Lessons for first-time managers: how to drive your team to success
Published by Pavel Nakonechnyy on in Leadership and Soft Skills.No book is going to have the perfect advice for each situation first-time managers face. Being a good manager is making good decisions with information on hand and following several guidelines that differ very bad managers from okay ones. In this post I’ve listed the 8 that I think is the most important:
1. Success of team members is your success. Don’t prevent anyone from growing in hopes to keep them on your team. Such behavior only irritates employees and causes them to leave even if they never planned it. After all, what would you do without your reports?
2. Build leaders within. Have leaders within a team manage projects or subgroups on their own. It’ll save you a ton of time and you’ll be able to focus on the more important stuff.
3. Use caution when promising rewards. Rewards shouldn’t replace real motivation. If the only thing keeping your team moving forward is rewards, the moment you take the rewards away your team stops. Reward them for great work, hard work, team accomplishments, and meeting goals. Don’t use rewards as a carrot on a stick just to get them to show up to work each day.

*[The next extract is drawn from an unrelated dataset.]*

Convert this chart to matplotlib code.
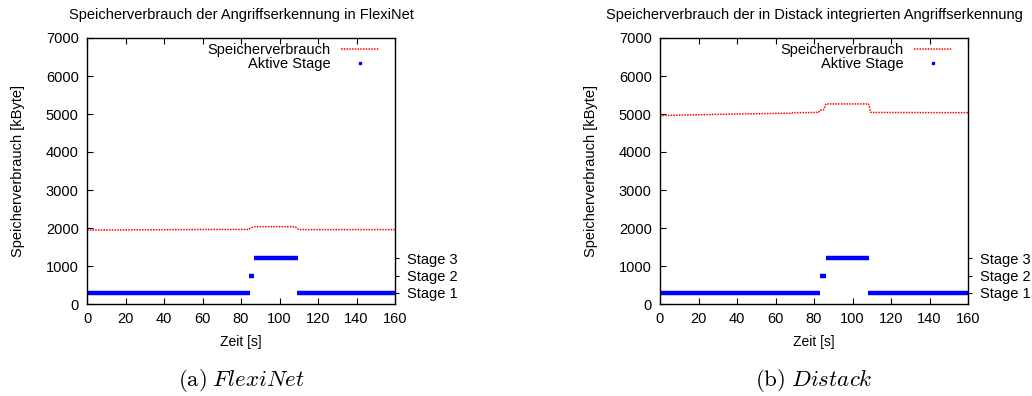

4. Be goal-focused. Create a clear set of short-term and long-term goals for the team. Help your team to set up personal goals tailored to them and aligned with the team goals simultaneously.
5. Balance team goals with organizational goals. A part of your job is to protect your domain from any outside storms like crunches or impossible requests. Making your team everyday work to become hell on Earth to earn a little more profit for the company is an easy way to lose the best employees.
6. Encourage innovation. Make it safe to be creative and help the team to brainstorm to find out-of-the-box solutions. Innovation both generates profits for the company and motivates your best employees.
7. Don’t let the team accumulate debt both technological and procedural. Delivering a new project without properly finishing the previous one is walking on thin ice. Eventually, you’ll have to face all the mess of the inventory you left behind to fix some issues or to build new projects on top and it’ll take 10x longer to understand what you were thinking at that time.
8. Set up guiding principles and policies. To avoid being called for favoritism, document the good and the bad and be fair to everyone.